Resta il problema dei gruppi di cittadini che “non hanno strumenti, né tecnici né di potere per negoziare punti di vista e soluzioni”. Pensiamo ad esempio alle persone non autosufficienti a causa di malattie croniche o disabilità, o ai minori con famiglie in difficoltà. L’Autrice non ne fa cenno, ma richiama il tema dell’“advocacy” e quello dei “diritti” e delle azioni intraprese dai gruppi che “prendendo le difese di coloro che sono più vulnerabili” lavorano nell’ottica di ottenere una migliore ridistribuzione del potere “nella prospettiva di costruire inclusione sociale”.
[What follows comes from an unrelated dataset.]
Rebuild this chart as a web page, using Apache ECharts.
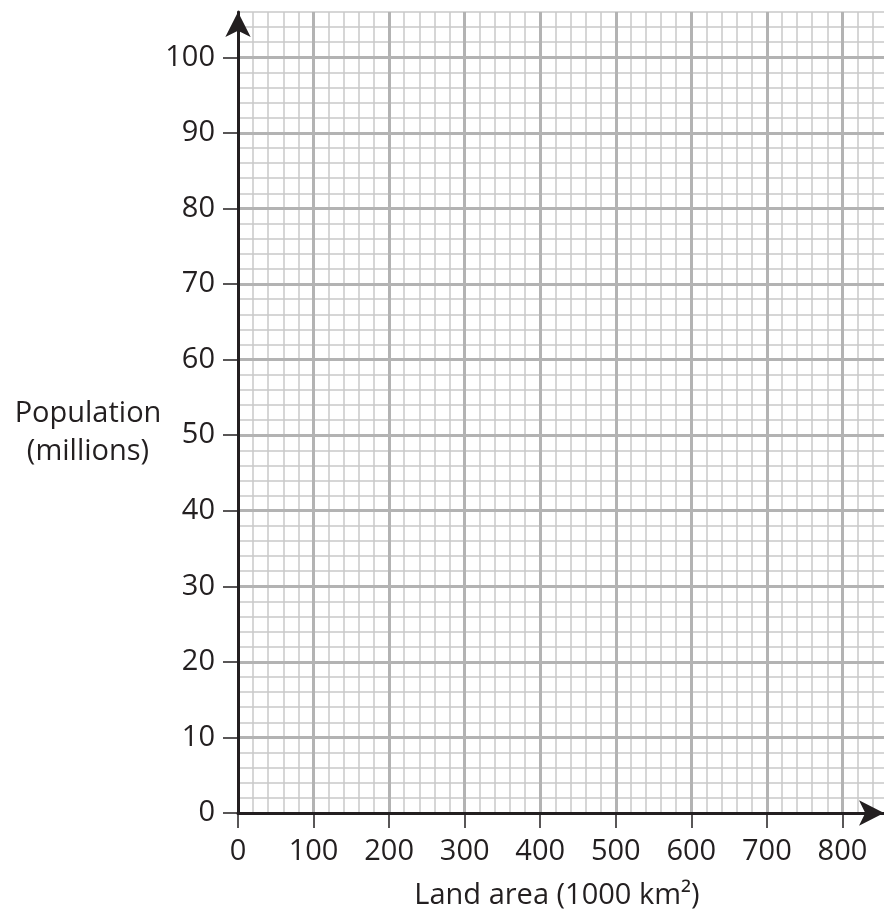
<!DOCTYPE html>
<html>
<head>
<meta charset="utf-8">
<script src="https://cdn.jsdelivr.net/npm/echarts@6/dist/echarts.min.js"></script>
<style>
  html, body { margin: 0; padding: 0; background: #ffffff; }
  #chart { width: 884px; height: 912px; }
</style>
</head>
<body>
<div id="chart"></div>
<script>
// Axis values
const xTicks = [0, 100, 200, 300, 400, 500, 600, 700, 800];
const yTicks = [0, 10, 20, 30, 40, 50, 60, 70, 80, 90, 100];
const xRange = [0, 855];
const yRange = [0, 106];
const xMajorStep = 100, xMinorStep = 20;
const yMajorStep = 10, yMinorStep = 2;
const xName = 'Land area (1000 km²)';
const yName = 'Population\n(millions)';
const points = []; // the reference grid carries no plotted data

const INK = '#231f20';
const FONT = 'Open Sans';
const FS = 29;
const MAJOR = { color: '#b3b3b3', width: 3 };
const MINOR = { color: '#c8c8c8', width: 1.5 };
const ARROW = { symbol: ['none', 'arrow'], symbolSize: [19, 25], symbolOffset: [0, 0] };

function gridAxis(range, step, style, position, z, showMax) {
  return {
    type: 'value', position: position, min: range[0], max: range[1], interval: step, z: z,
    axisLine: { show: false, onZero: false }, axisTick: { show: false }, axisLabel: { show: false },
    splitLine: { show: true, showMinLine: false, showMaxLine: showMax, lineStyle: style }
  };
}

const chart = echarts.init(document.getElementById('chart'), null, { renderer: 'canvas' });
chart.setOption({
  animation: false,
  backgroundColor: '#ffffff',
  grid: { left: 238, top: 12, right: 0, bottom: 99, containLabel: false, outerBoundsMode: 'none' },
  xAxis: [
    gridAxis(xRange, xMinorStep, MINOR, 'bottom', 1, false),
    gridAxis(xRange, xMajorStep, MAJOR, 'bottom', 2, false),
    {
      type: 'value', position: 'bottom', min: xRange[0], max: xRange[1], interval: xMajorStep, z: 3,
      name: xName, nameLocation: 'middle', nameGap: 68,
      nameTextStyle: { fontFamily: FONT, fontSize: FS, color: INK, padding: [0, 8, 0, 0] },
      axisLine: Object.assign({ show: true, onZero: false, lineStyle: { color: INK, width: 3 } }, ARROW),
      axisTick: { show: true, length: 15, customValues: xTicks, lineStyle: { color: INK, width: 1.5 } },
      axisLabel: { show: true, margin: 24, customValues: xTicks, fontFamily: FONT, fontSize: FS, color: INK },
      splitLine: { show: false }
    }
  ],
  yAxis: [
    gridAxis(yRange, yMinorStep, MINOR, 'left', 1, true),
    gridAxis(yRange, yMajorStep, MAJOR, 'left', 2, false),
    {
      type: 'value', position: 'left', min: yRange[0], max: yRange[1], interval: yMajorStep, z: 3,
      axisLine: Object.assign({ show: true, onZero: false, lineStyle: { color: INK, width: 3 } }, ARROW),
      axisTick: { show: true, length: 15, customValues: yTicks, lineStyle: { color: INK, width: 1.5 } },
      axisLabel: { show: true, margin: 23, customValues: yTicks, fontFamily: FONT, fontSize: FS, color: INK },
      splitLine: { show: false }
    }
  ],
  graphic: [{
    type: 'text', x: 88, y: 433, z: 10,
    style: { text: yName, fontFamily: FONT, fontSize: FS, fill: INK, lineHeight: 38,
      align: 'center', verticalAlign: 'middle' }
  }],
  series: [{ type: 'scatter', xAxisIndex: 2, yAxisIndex: 2, data: points, symbolSize: 0 }]
});
</script>
</body>
</html>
Ecco quindi che le “azioni di ‘advocacy’ accompagnano il processo di mobilitazione perché venga ripristinato il sistema dei diritti e superato il conflitto tra le parti sociali”. Sembra facile e possibile in tempi brevi, secondo l’Autrice, ma, anche se il rispetto dei diritti è l’arma di difesa dei più deboli, ci sembra che nel testo siano sottovalutati gli ostacoli enormi frapposti da parte di chi deve cedere risorse e vantaggi per sé (individualismo del nostro tempo) per spartirli con gruppi di cittadini che non possono restituire nulla, perché assolutamente non produttivi.
Così ci sembra molto limitante richiamare il tema delle alleanze, per unire le forze, con riferimento solo a quelle praticabili tra istituzioni politiche e gruppi di interesse, mentre costruire alleanze trasversali dovrebbe essere l’obiettivo per produrre salute per tutti, anche per chi non è in grado di tutelarsi a causa della gravità delle sue condizioni.
Il testo affronta infine il tema sanità pubblica in un mondo che cambia: salute in relazione al sistema ecologico, ai processi economici e culturali, al fenomeno della migrazione. Sarebbe auspicabile che i professionisti della sanità, leggendolo, accettassero di mettersi in discussione per promuovere il cambiamento che l’Autrice indica come passaggio ineludibile per promuovere salute, che a nostro avviso dovrebbe ricomprendere anche il rispetto (prima ancora della difesa) del diritto alla salute di tutti i cittadini, compresi quelli non autosufficienti oggi illegittimamente espulsi dal Servizio sanitario nazionale in modo spesso brutale proprio da operatori professionisti del settore.